## Classification Trees with Logistic Regression

Optimal Regression Trees can fit linear regression models in each leaf as part of the tree training process, which can drastically increase the power of the tree. This is not available for Optimal Classification Trees, as fitting logistic regression models during the training process is computationally infeasible.

However, there are a number of ways to produce classification trees with logistic regression in the leaves, which for certain problems can lead to improved results. We will demonstrate these approaches on the following synthetic dataset:

using DataFrames, Statistics, StableRNGs
rng = StableRNG(1)  # for consistent output across Julia versions
X = DataFrame(rand(rng, 200, 5), :auto)
betax = (((X.x1 .< 0.5) .* (X.x2 .+ X.x3)) .+
((X.x1 .> 0.5) .* (0.2 * X.x4 .+ X.x5)))
y = betax .> mean(betax)
(X_train, y_train), (X_test, y_test) = IAI.split_data(:classification, X, y, seed=1)
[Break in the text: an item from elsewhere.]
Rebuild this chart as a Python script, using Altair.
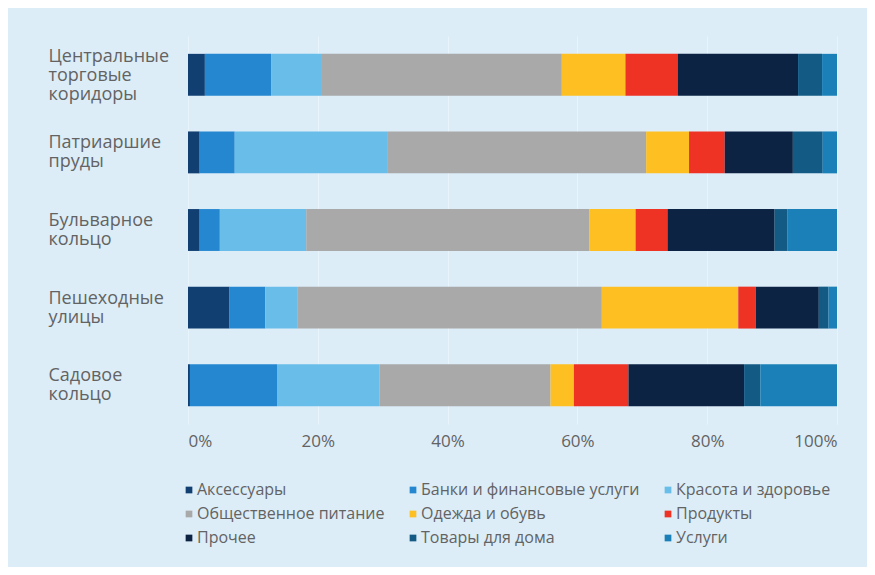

### 1. Refitting a trained classification tree

We start by training a normal Optimal Classification Tree:

grid = IAI.GridSearch(
IAI.OptimalTreeClassifier(
random_seed=1,
minbucket=20,
),
max_depth=1:3,
)
IAI.fit!(grid, X_train, y_train)
Optimal Trees Visualization
IAI.score(grid, X_test, y_test)
0.7833333333333333

We can see the results are not very good, which is likely due to the fact that the underlying data being linear in nature, but the tree can only predict constants in each leaf. We can refit the leaves of the tree with refit_leaves!, using the refit_learner to specify that the model in each leaf should be determined using L-1 regularized logistic regressions found with glmnet (via GLMNetCVClassifier):

lnr = IAI.get_learner(grid)
IAI.refit_leaves!(lnr, X_train, y_train,
refit_learner=IAI.GLMNetCVClassifier(n_folds=2),
)
Optimal Trees Visualization
IAI.score(lnr, X_test, y_test)
0.9

We see the performance has improved from before, as a result of adding in some linearity.

A limitation of this approach is that the tree structure is unchanged by the refitting process. This means that the new tree may not be pruned optimally with respect to the logistic regression models in each leaf. We might expect that adding logistic regression models in each leaf would allow us to use a smaller tree and still reach the same performance, but simply refitting the leaves with logistic regression models cannot solve this as neither the fitting or pruning of the tree has been conducted with any knowledge of the final linearity of leaf models.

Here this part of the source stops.